After the Mythos card, players decide who will start the next round and keep going. The game continues until either the Investigators lose because of a card effect, they solve three Mysteries and win, or until the GOO wakes up when the Doom Track reaches zero. If that happens, not everything is lost yet, but it’s definitely a reason to panic. The GOO now puts much harsher effects on the board that will, sooner or later, eliminate all Investigators. But until then, they can still win the game by resolving the three Mysteries plus the GOOs Final Mystery. Not easy, but certainly more fun than attacking Cthulhu with a dagger for thirty minutes was in Arkham Horror.

It's still there
It’s still there

Speaking of which, how does Eldritch Horror compare to Arkham Horror? Put simply, in my opinion Eldritch Horror is the superior game. I always found that Arkham Horror tells a great story, but has deficits as a game. Eldritch Horror addresses most of those. It streamlines many things that were clunky in Arkham Horror, like the Combat rules, and removes others completely, like the awful monster movement. It also reduces downtime a lot, players don’t have to wait as long for their next move. Giving everyone an encounter, no matter where they are, contributes to that, so does not spending a round in Another World with only an encounter and nothing else, and so does only having one round of combat per round of the game. All those situations that felt as if I had lost a turn are gone. I still will never again play Eldritch Horror with seven or eight people, but it works well up to five. I could still complain that you need some luck with the dice, but Lovecraft, the author of the stories the game is based on, is all about how uncaring the universe is towards us. Dice go well with that.
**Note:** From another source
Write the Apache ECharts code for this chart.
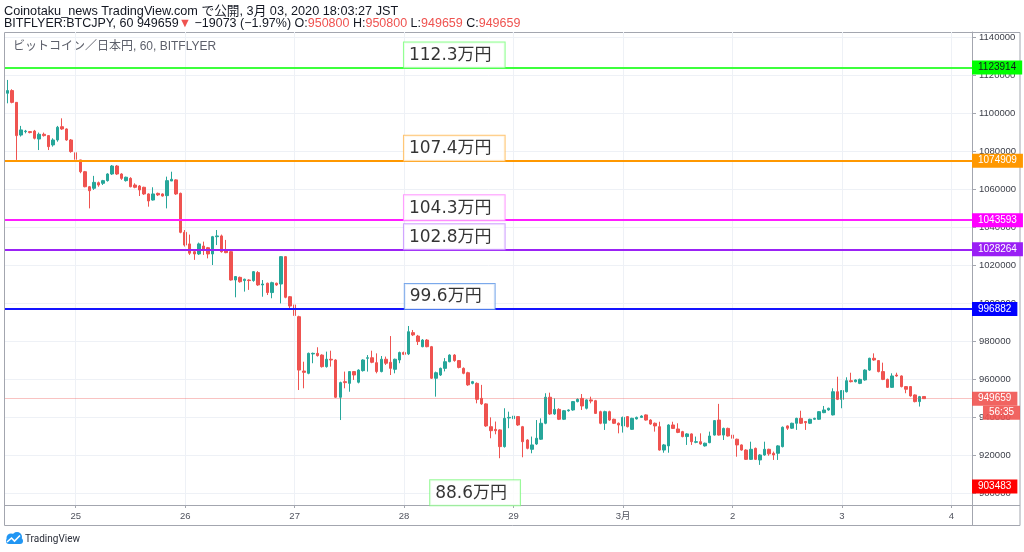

But beyond that, Eldritch Horror also manages to tell a better story that Arkham Horror. The Reckoning effects are the biggest contributor here, waiting for them to mess you up adds so much tension to the game. Encountering eliminated investigators is a nice touch, and having some cards belong to the GOO you’re fighting makes for a more consistent story. Finally, the Rumor cards seem to have a much greater impact on the game, having one of them instead of another changes the whole game, even when fighting the same Old One, so you have more reason to fight the same GOO again. Eldritch Horror is my new lovecraftian coop game of choice. I know I’m late to that party, but better late than never.